>> Begin Supplied data
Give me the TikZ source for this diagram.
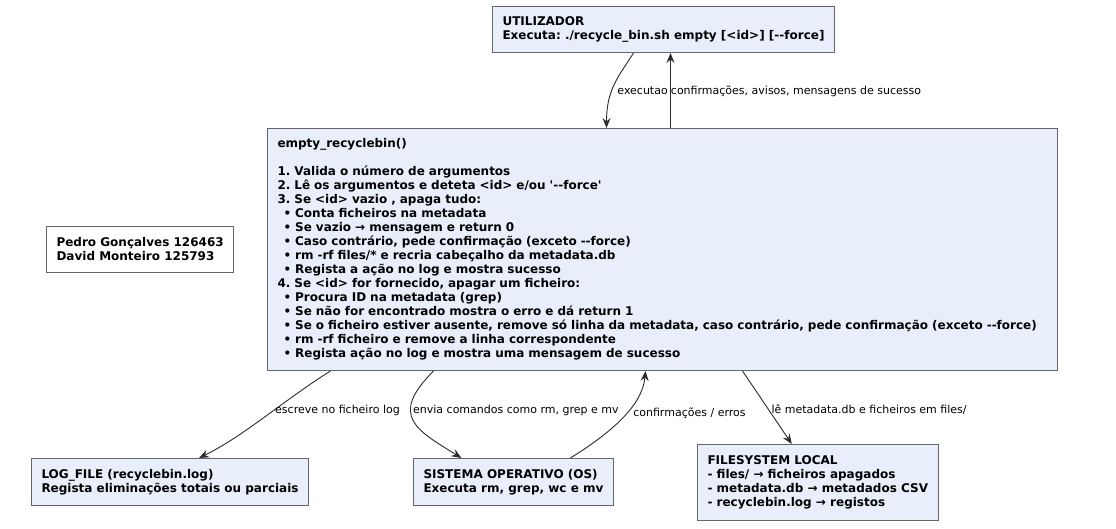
\documentclass[tikz,border=0pt]{standalone}
\usepackage{fontspec}
\newfontfamily\dvsans{DejaVu Sans}
\usetikzlibrary{arrows.meta,calc,positioning}
\frenchspacing

\definecolor{boxfill}{HTML}{E8EFFB}
\definecolor{boxline}{HTML}{646472}
\definecolor{edgecol}{HTML}{2B2B2B}

\newcommand{\bul}{\hspace*{6pt}• }

\tikzset{
  box/.style={draw=boxline, fill=boxfill, line width=1pt, anchor=north west, align=left,
    inner xsep=10pt, inner ysep=0pt, font=\dvsans\bfseries\fontsize{12}{14}\selectfont},
  flow/.style={draw=edgecol, line width=0.9pt, -{Stealth[length=10pt,width=8pt,inset=3.5pt]}},
  lbl/.style={font=\dvsans\fontsize{11}{13}\selectfont, anchor=west, inner sep=3pt}
}

\begin{document}
\begin{tikzpicture}[x=1pt,y=-1pt]
  \useasboundingbox (0,0) rectangle (1116,529);

  % boxes
  \node[box, minimum width=342pt, minimum height=46pt] (user) at (492,6)
    {UTILIZADOR\\Executa: ./recycle\_bin.sh empty [<id>] [--force]};

  \node[box, text width=770pt, minimum height=242pt] (main) at (267,128)
    {empty\_recyclebin()\\[14pt]
     1. Valida o número de argumentos\\
     2. Lê os argumentos e deteta <id> e/ou '--force'\\
     3. Se <id> vazio , apaga tudo:\\
     \bul Conta ficheiros na metadata\\
     \bul Se vazio → mensagem e return 0\\
     \bul Caso contrário, pede confirmação (exceto --force)\\
     \bul rm -rf files/* e recria cabeçalho da metadata.db\\
     \bul Regista a ação no log e mostra sucesso\\
     4. Se <id> for fornecido, apagar um ficheiro:\\
     \bul Procura ID na metadata (grep)\\
     \bul Se não for encontrado mostra o erro e dá return 1\\
     \bul Se o ficheiro estiver ausente, remove só linha da metadata, caso contrário, pede confirmação (exceto --force)\\
     \bul rm -rf ficheiro e remove a linha correspondente\\
     \bul Regista ação no log e mostra uma mensagem de sucesso};

  \node[box, fill=white, minimum width=185pt, minimum height=46pt] (authors) at (46,226)
    {Pedro Gonçalves 126463\\David Monteiro 125793};

  \node[box, minimum width=276pt, minimum height=47pt] (logfile) at (31,458)
    {LOG\_FILE (recyclebin.log)\\Regista eliminações totais ou parciais};
  \node[box, minimum width=199pt, minimum height=47pt] (os) at (413,458)
    {SISTEMA OPERATIVO (OS)\\Executa rm, grep, wc e mv};
  \node[box, minimum width=239pt, minimum height=76pt] (fs) at (697,444)
    {FILESYSTEM LOCAL\\- files/ → ficheiros apagados\\- metadata.db → metadados CSV\\- recyclebin.log → registos};

  % user <-> main
  \draw[flow] ([xshift=-30pt]user.south) .. controls +(-16,25) and +(0,-38) .. ([xshift=-56pt]main.north)
    node[lbl, pos=0.5, yshift=-5pt] {executao};
  \draw[flow] ([xshift=8pt]main.north) -- ([xshift=7pt]user.south)
    node[lbl, pos=0.5, xshift=-3pt, yshift=-1pt] {confirmações, avisos, mensagens de sucesso};

  % main -> below
  \draw[flow] ([xshift=-332pt]main.south) .. controls +(-45,28) and +(45,-22) .. ([xshift=29pt]logfile.north)
    node[lbl, pos=0.5, xshift=7pt, yshift=6pt] {escreve no ficheiro log};
  \draw[flow] ([xshift=-229pt]main.south) .. controls +(-45,45) and +(-45,-28) .. ([xshift=-52pt]os.north)
    node[lbl, pos=0.5, xshift=-4pt, yshift=10pt] {envia comandos como rm, grep e mv};
  \draw[flow] ([xshift=57pt]os.north) .. controls +(40,-25) and +(-3,35) .. ([xshift=-17pt]main.south)
    node[lbl, pos=0.5, xshift=8pt, yshift=5pt] {confirmações / erros};
  \draw[flow] ([xshift=80pt]main.south) -- ([xshift=-26pt]fs.north)
    node[lbl, pos=0.5, xshift=1pt, yshift=-2pt] {lê metadata.db e ficheiros em files/};
\end{tikzpicture}
\end{document}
>> End Supplied data
Retype the data above exactly; pictures are not part of the copy.

Give me the TikZ source for this diagram.
\documentclass[tikz,border=0pt]{standalone}
\usepackage{fontspec}
\newfontfamily\dvsans{DejaVu Sans}
\usetikzlibrary{arrows.meta,calc,positioning}
\frenchspacing

\definecolor{boxfill}{HTML}{E8EFFB}
\definecolor{boxline}{HTML}{646472}
\definecolor{edgecol}{HTML}{2B2B2B}

\newcommand{\bul}{\hspace*{6pt}• }

\tikzset{
  box/.style={draw=boxline, fill=boxfill, line width=1pt, anchor=north west, align=left,
    inner xsep=10pt, inner ysep=0pt, font=\dvsans\bfseries\fontsize{12}{14}\selectfont},
  flow/.style={draw=edgecol, line width=0.9pt, -{Stealth[length=10pt,width=8pt,inset=3.5pt]}},
  lbl/.style={font=\dvsans\fontsize{11}{13}\selectfont, anchor=west, inner sep=3pt}
}

\begin{document}
\begin{tikzpicture}[x=1pt,y=-1pt]
  \useasboundingbox (0,0) rectangle (1116,529);

  % boxes
  \node[box, minimum width=342pt, minimum height=46pt] (user) at (492,6)
    {UTILIZADOR\\Executa: ./recycle\_bin.sh empty [<id>] [--force]};

  \node[box, text width=770pt, minimum height=242pt] (main) at (267,128)
    {empty\_recyclebin()\\[14pt]
     1. Valida o número de argumentos\\
     2. Lê os argumentos e deteta <id> e/ou '--force'\\
     3. Se <id> vazio , apaga tudo:\\
     \bul Conta ficheiros na metadata\\
     \bul Se vazio → mensagem e return 0\\
     \bul Caso contrário, pede confirmação (exceto --force)\\
     \bul rm -rf files/* e recria cabeçalho da metadata.db\\
     \bul Regista a ação no log e mostra sucesso\\
     4. Se <id> for fornecido, apagar um ficheiro:\\
     \bul Procura ID na metadata (grep)\\
     \bul Se não for encontrado mostra o erro e dá return 1\\
     \bul Se o ficheiro estiver ausente, remove só linha da metadata, caso contrário, pede confirmação (exceto --force)\\
     \bul rm -rf ficheiro e remove a linha correspondente\\
     \bul Regista ação no log e mostra uma mensagem de sucesso};

  \node[box, fill=white, minimum width=185pt, minimum height=46pt] (authors) at (46,226)
    {Pedro Gonçalves 126463\\David Monteiro 125793};

  \node[box, minimum width=276pt, minimum height=47pt] (logfile) at (31,458)
    {LOG\_FILE (recyclebin.log)\\Regista eliminações totais ou parciais};
  \node[box, minimum width=199pt, minimum height=47pt] (os) at (413,458)
    {SISTEMA OPERATIVO (OS)\\Executa rm, grep, wc e mv};
  \node[box, minimum width=239pt, minimum height=76pt] (fs) at (697,444)
    {FILESYSTEM LOCAL\\- files/ → ficheiros apagados\\- metadata.db → metadados CSV\\- recyclebin.log → registos};

  % user <-> main
  \draw[flow] ([xshift=-30pt]user.south) .. controls +(-16,25) and +(0,-38) .. ([xshift=-56pt]main.north)
    node[lbl, pos=0.5, yshift=-5pt] {executao};
  \draw[flow] ([xshift=8pt]main.north) -- ([xshift=7pt]user.south)
    node[lbl, pos=0.5, xshift=-3pt, yshift=-1pt] {confirmações, avisos, mensagens de sucesso};

  % main -> below
  \draw[flow] ([xshift=-332pt]main.south) .. controls +(-45,28) and +(45,-22) .. ([xshift=29pt]logfile.north)
    node[lbl, pos=0.5, xshift=7pt, yshift=6pt] {escreve no ficheiro log};
  \draw[flow] ([xshift=-229pt]main.south) .. controls +(-45,45) and +(-45,-28) .. ([xshift=-52pt]os.north)
    node[lbl, pos=0.5, xshift=-4pt, yshift=10pt] {envia comandos como rm, grep e mv};
  \draw[flow] ([xshift=57pt]os.north) .. controls +(40,-25) and +(-3,35) .. ([xshift=-17pt]main.south)
    node[lbl, pos=0.5, xshift=8pt, yshift=5pt] {confirmações / erros};
  \draw[flow] ([xshift=80pt]main.south) -- ([xshift=-26pt]fs.north)
    node[lbl, pos=0.5, xshift=1pt, yshift=-2pt] {lê metadata.db e ficheiros em files/};
\end{tikzpicture}
\end{document}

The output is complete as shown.